The problem is, I rather like Laughing Stock (which makes my understatement of the year list). So far, I've only been able to admire Elbow's album. I should like it more. It should be a relief it exists compared to other people's efforts. But it's not. Perhaps I like Laughing Stock too much. Back to square one with Mr. Garvey then.
Guardian critics poll
Of the other records/albums/downloads I've bought this year, I'd like to put in a good word for Billy Bragg's Mr Love and Justice which has four or five really strong songs of tender beauty.
Releasing it as a band version and an old Billy style one man and his guitar version was a mistake though. The band allows him to explore the full emotional range of each song. On his own with his guitar, he only explores the emotional range of The Saturday Boy.
However, if anyone has written finer songs than I Keep Faith or You Make Me Brave during the course of the last two years, well I'll disappointedly admit that this sort of thing is a subjective judgment and although I might disagree others are entitled to their views.
I also enjoyed the Hungry Saw, the new album by The Tindersticks. Not as lavishly orchestrated as albums of old but it hardly matters when the tunes are good and supplemented by emphasising words like cut, skin, muscle, crack and bone. And that's just the title track.
There are several gems on there as well.
One minor flaw though, what, or who, exactly is Boopar?
And then there's Decoration. If you haven't heard of them, scroll through the archives. The name will come up a few times.
The new album, See You After The War came out this year. I'm still thinking about it.
Two tracks, Somewhere In Western Approaches and Our Friends Don't Mix are fantastic. I'm just worried that they're running out songs.

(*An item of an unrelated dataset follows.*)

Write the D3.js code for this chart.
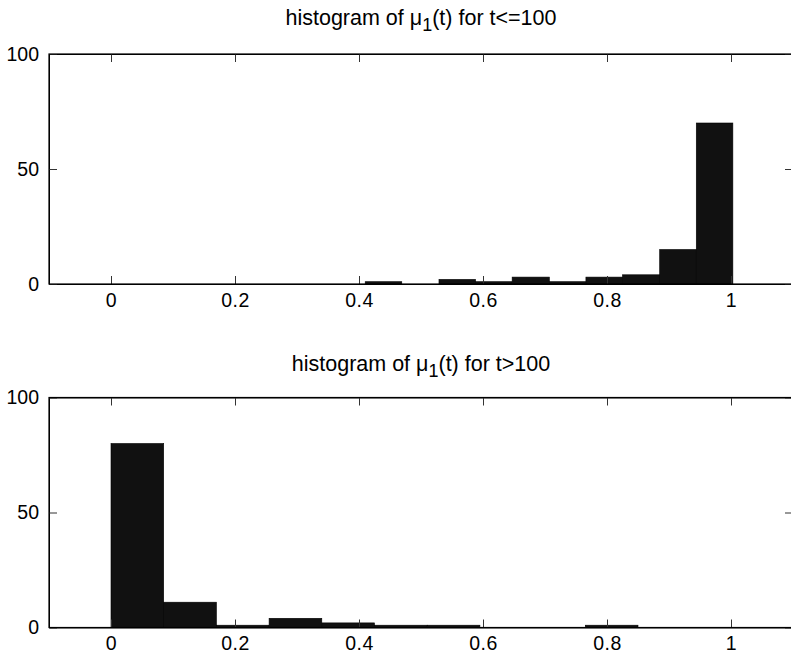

There seem to be a few too many re-writes to be completely healthy.
But I'm still thinking about that too.
Anyway, Billy Bragg and The Tindersticks were overlooked by the Berliner broadsheets so it's hardly surprising that Decoration were too. But that's fine, I don't need validation from a subjective list anymore.
This is probably why, when I sit down with a DJ to plan the songs to be played at my wedding, they will tend to come from 1965, 1982 and 1995. There might be a couple from 2008. But no more.
I really ought to saw what the best song ever is. Well, for at least the next fifteen minutes, and possible well into the new year, the best song ever is Billy Bragg's I Keep Faith.